:: TASK GOAL ::
Leave out any pictures and transcribe all other data below exactly.

* Begin DATA EXTRACT *

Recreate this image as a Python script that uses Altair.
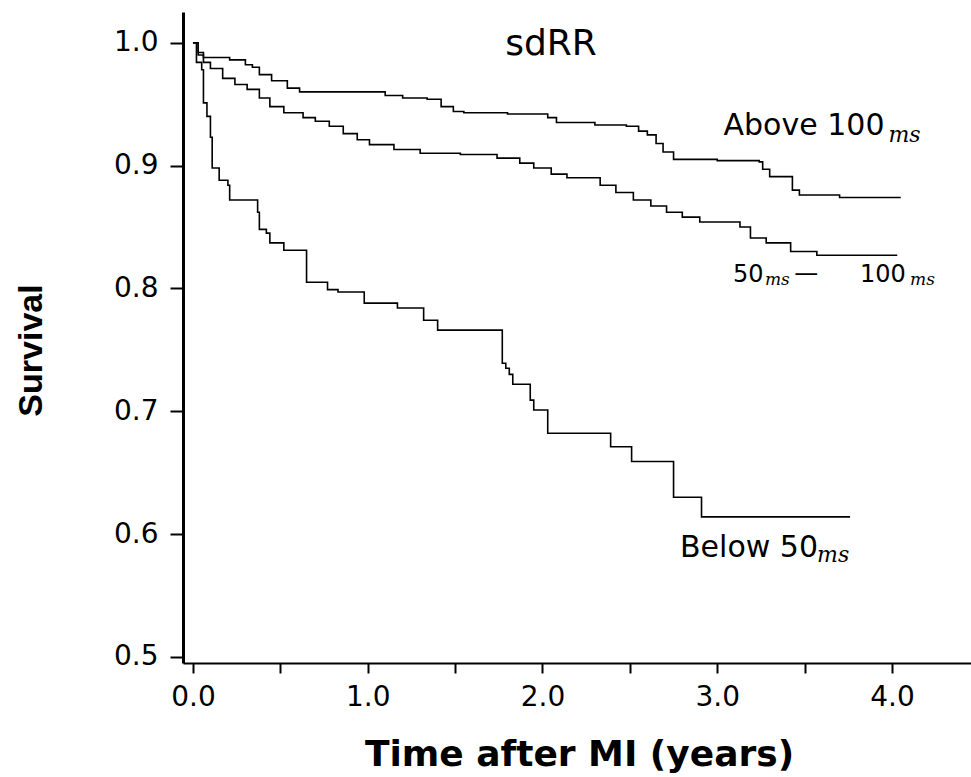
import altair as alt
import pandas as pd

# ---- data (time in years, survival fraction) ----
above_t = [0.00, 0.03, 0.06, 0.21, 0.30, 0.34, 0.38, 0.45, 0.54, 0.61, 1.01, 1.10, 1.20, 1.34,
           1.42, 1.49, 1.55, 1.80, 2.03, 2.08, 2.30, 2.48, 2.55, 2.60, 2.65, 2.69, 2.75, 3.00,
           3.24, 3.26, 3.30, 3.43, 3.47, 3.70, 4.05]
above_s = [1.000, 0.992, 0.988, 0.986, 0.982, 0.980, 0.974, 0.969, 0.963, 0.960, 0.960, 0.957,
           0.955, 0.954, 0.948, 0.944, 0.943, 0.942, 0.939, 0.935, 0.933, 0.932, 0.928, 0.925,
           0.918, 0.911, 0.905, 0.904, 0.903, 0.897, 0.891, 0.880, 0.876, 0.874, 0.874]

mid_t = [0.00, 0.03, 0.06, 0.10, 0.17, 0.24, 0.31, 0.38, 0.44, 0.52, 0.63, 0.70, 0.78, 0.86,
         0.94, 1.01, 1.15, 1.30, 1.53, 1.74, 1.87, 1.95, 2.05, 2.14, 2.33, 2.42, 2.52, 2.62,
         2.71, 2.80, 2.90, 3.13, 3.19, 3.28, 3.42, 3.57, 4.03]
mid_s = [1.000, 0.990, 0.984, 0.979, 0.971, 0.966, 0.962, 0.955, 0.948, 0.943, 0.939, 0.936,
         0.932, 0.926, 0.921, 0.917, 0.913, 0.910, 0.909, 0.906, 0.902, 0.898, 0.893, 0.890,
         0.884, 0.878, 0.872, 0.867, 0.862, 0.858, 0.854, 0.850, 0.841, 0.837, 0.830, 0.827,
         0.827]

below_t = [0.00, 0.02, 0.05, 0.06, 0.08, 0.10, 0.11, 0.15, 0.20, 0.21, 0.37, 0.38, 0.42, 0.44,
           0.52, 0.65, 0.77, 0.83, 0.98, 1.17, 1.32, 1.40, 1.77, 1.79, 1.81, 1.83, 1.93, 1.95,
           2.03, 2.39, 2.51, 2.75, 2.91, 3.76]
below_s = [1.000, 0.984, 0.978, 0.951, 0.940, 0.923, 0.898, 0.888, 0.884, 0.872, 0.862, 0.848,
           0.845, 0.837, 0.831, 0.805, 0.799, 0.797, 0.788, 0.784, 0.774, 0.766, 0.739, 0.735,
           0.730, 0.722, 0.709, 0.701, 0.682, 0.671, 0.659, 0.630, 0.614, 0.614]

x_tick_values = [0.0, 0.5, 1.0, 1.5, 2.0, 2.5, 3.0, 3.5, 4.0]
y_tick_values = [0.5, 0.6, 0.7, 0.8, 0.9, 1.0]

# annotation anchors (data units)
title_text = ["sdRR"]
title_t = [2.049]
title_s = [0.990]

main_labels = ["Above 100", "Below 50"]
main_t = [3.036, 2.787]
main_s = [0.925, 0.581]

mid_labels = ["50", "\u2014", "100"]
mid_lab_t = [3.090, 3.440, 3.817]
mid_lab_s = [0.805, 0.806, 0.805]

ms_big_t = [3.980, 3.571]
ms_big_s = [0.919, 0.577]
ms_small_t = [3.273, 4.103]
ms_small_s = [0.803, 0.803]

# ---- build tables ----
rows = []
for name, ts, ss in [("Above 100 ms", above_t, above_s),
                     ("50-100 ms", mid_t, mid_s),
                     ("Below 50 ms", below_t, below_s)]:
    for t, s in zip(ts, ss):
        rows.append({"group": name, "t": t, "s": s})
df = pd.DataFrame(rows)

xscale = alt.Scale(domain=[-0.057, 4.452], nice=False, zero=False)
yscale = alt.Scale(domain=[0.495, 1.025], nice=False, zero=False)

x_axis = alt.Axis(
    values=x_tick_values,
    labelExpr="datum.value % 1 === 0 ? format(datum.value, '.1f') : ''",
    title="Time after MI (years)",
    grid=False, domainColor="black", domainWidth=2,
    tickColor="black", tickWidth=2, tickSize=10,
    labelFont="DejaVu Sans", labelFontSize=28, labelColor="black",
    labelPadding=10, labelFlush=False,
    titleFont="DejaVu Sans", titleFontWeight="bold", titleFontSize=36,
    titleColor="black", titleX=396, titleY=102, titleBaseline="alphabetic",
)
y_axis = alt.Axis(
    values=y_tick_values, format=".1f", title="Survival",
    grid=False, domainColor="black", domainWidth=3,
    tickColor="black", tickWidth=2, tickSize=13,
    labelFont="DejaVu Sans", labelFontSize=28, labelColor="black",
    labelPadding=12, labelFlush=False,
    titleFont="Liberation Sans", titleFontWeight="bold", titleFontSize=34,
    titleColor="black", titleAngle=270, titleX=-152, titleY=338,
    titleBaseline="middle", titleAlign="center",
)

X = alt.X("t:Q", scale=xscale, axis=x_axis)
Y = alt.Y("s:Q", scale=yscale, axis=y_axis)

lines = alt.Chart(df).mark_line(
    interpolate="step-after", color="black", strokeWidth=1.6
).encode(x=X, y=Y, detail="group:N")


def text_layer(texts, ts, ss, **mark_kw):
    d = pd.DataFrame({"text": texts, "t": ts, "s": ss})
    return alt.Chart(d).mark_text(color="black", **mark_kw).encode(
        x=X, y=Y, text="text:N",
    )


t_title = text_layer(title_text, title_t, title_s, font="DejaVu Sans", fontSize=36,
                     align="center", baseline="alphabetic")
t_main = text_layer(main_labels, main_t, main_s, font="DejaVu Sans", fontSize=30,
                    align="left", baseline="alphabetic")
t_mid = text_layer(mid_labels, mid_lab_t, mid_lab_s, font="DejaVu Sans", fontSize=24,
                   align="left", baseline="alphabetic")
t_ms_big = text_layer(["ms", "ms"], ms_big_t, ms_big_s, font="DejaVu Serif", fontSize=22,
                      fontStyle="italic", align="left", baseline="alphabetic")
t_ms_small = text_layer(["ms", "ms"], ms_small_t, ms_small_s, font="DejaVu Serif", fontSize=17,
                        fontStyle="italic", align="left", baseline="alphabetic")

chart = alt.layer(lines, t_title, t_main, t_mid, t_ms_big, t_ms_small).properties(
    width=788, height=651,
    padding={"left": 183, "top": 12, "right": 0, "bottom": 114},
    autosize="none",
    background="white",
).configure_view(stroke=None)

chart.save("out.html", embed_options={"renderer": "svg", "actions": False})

* End DATA EXTRACT *

:: RESULT ::
Recreate this image as a Python script that uses Altair.
import altair as alt
import pandas as pd

# ---- data (time in years, survival fraction) ----
above_t = [0.00, 0.03, 0.06, 0.21, 0.30, 0.34, 0.38, 0.45, 0.54, 0.61, 1.01, 1.10, 1.20, 1.34,
           1.42, 1.49, 1.55, 1.80, 2.03, 2.08, 2.30, 2.48, 2.55, 2.60, 2.65, 2.69, 2.75, 3.00,
           3.24, 3.26, 3.30, 3.43, 3.47, 3.70, 4.05]
above_s = [1.000, 0.992, 0.988, 0.986, 0.982, 0.980, 0.974, 0.969, 0.963, 0.960, 0.960, 0.957,
           0.955, 0.954, 0.948, 0.944, 0.943, 0.942, 0.939, 0.935, 0.933, 0.932, 0.928, 0.925,
           0.918, 0.911, 0.905, 0.904, 0.903, 0.897, 0.891, 0.880, 0.876, 0.874, 0.874]

mid_t = [0.00, 0.03, 0.06, 0.10, 0.17, 0.24, 0.31, 0.38, 0.44, 0.52, 0.63, 0.70, 0.78, 0.86,
         0.94, 1.01, 1.15, 1.30, 1.53, 1.74, 1.87, 1.95, 2.05, 2.14, 2.33, 2.42, 2.52, 2.62,
         2.71, 2.80, 2.90, 3.13, 3.19, 3.28, 3.42, 3.57, 4.03]
mid_s = [1.000, 0.990, 0.984, 0.979, 0.971, 0.966, 0.962, 0.955, 0.948, 0.943, 0.939, 0.936,
         0.932, 0.926, 0.921, 0.917, 0.913, 0.910, 0.909, 0.906, 0.902, 0.898, 0.893, 0.890,
         0.884, 0.878, 0.872, 0.867, 0.862, 0.858, 0.854, 0.850, 0.841, 0.837, 0.830, 0.827,
         0.827]

below_t = [0.00, 0.02, 0.05, 0.06, 0.08, 0.10, 0.11, 0.15, 0.20, 0.21, 0.37, 0.38, 0.42, 0.44,
           0.52, 0.65, 0.77, 0.83, 0.98, 1.17, 1.32, 1.40, 1.77, 1.79, 1.81, 1.83, 1.93, 1.95,
           2.03, 2.39, 2.51, 2.75, 2.91, 3.76]
below_s = [1.000, 0.984, 0.978, 0.951, 0.940, 0.923, 0.898, 0.888, 0.884, 0.872, 0.862, 0.848,
           0.845, 0.837, 0.831, 0.805, 0.799, 0.797, 0.788, 0.784, 0.774, 0.766, 0.739, 0.735,
           0.730, 0.722, 0.709, 0.701, 0.682, 0.671, 0.659, 0.630, 0.614, 0.614]

x_tick_values = [0.0, 0.5, 1.0, 1.5, 2.0, 2.5, 3.0, 3.5, 4.0]
y_tick_values = [0.5, 0.6, 0.7, 0.8, 0.9, 1.0]

# annotation anchors (data units)
title_text = ["sdRR"]
title_t = [2.049]
title_s = [0.990]

main_labels = ["Above 100", "Below 50"]
main_t = [3.036, 2.787]
main_s = [0.925, 0.581]

mid_labels = ["50", "\u2014", "100"]
mid_lab_t = [3.090, 3.440, 3.817]
mid_lab_s = [0.805, 0.806, 0.805]

ms_big_t = [3.980, 3.571]
ms_big_s = [0.919, 0.577]
ms_small_t = [3.273, 4.103]
ms_small_s = [0.803, 0.803]

# ---- build tables ----
rows = []
for name, ts, ss in [("Above 100 ms", above_t, above_s),
                     ("50-100 ms", mid_t, mid_s),
                     ("Below 50 ms", below_t, below_s)]:
    for t, s in zip(ts, ss):
        rows.append({"group": name, "t": t, "s": s})
df = pd.DataFrame(rows)

xscale = alt.Scale(domain=[-0.057, 4.452], nice=False, zero=False)
yscale = alt.Scale(domain=[0.495, 1.025], nice=False, zero=False)

x_axis = alt.Axis(
    values=x_tick_values,
    labelExpr="datum.value % 1 === 0 ? format(datum.value, '.1f') : ''",
    title="Time after MI (years)",
    grid=False, domainColor="black", domainWidth=2,
    tickColor="black", tickWidth=2, tickSize=10,
    labelFont="DejaVu Sans", labelFontSize=28, labelColor="black",
    labelPadding=10, labelFlush=False,
    titleFont="DejaVu Sans", titleFontWeight="bold", titleFontSize=36,
    titleColor="black", titleX=396, titleY=102, titleBaseline="alphabetic",
)
y_axis = alt.Axis(
    values=y_tick_values, format=".1f", title="Survival",
    grid=False, domainColor="black", domainWidth=3,
    tickColor="black", tickWidth=2, tickSize=13,
    labelFont="DejaVu Sans", labelFontSize=28, labelColor="black",
    labelPadding=12, labelFlush=False,
    titleFont="Liberation Sans", titleFontWeight="bold", titleFontSize=34,
    titleColor="black", titleAngle=270, titleX=-152, titleY=338,
    titleBaseline="middle", titleAlign="center",
)

X = alt.X("t:Q", scale=xscale, axis=x_axis)
Y = alt.Y("s:Q", scale=yscale, axis=y_axis)

lines = alt.Chart(df).mark_line(
    interpolate="step-after", color="black", strokeWidth=1.6
).encode(x=X, y=Y, detail="group:N")


def text_layer(texts, ts, ss, **mark_kw):
    d = pd.DataFrame({"text": texts, "t": ts, "s": ss})
    return alt.Chart(d).mark_text(color="black", **mark_kw).encode(
        x=X, y=Y, text="text:N",
    )


t_title = text_layer(title_text, title_t, title_s, font="DejaVu Sans", fontSize=36,
                     align="center", baseline="alphabetic")
t_main = text_layer(main_labels, main_t, main_s, font="DejaVu Sans", fontSize=30,
                    align="left", baseline="alphabetic")
t_mid = text_layer(mid_labels, mid_lab_t, mid_lab_s, font="DejaVu Sans", fontSize=24,
                   align="left", baseline="alphabetic")
t_ms_big = text_layer(["ms", "ms"], ms_big_t, ms_big_s, font="DejaVu Serif", fontSize=22,
                      fontStyle="italic", align="left", baseline="alphabetic")
t_ms_small = text_layer(["ms", "ms"], ms_small_t, ms_small_s, font="DejaVu Serif", fontSize=17,
                        fontStyle="italic", align="left", baseline="alphabetic")

chart = alt.layer(lines, t_title, t_main, t_mid, t_ms_big, t_ms_small).properties(
    width=788, height=651,
    padding={"left": 183, "top": 12, "right": 0, "bottom": 114},
    autosize="none",
    background="white",
).configure_view(stroke=None)

chart.save("out.html", embed_options={"renderer": "svg", "actions": False})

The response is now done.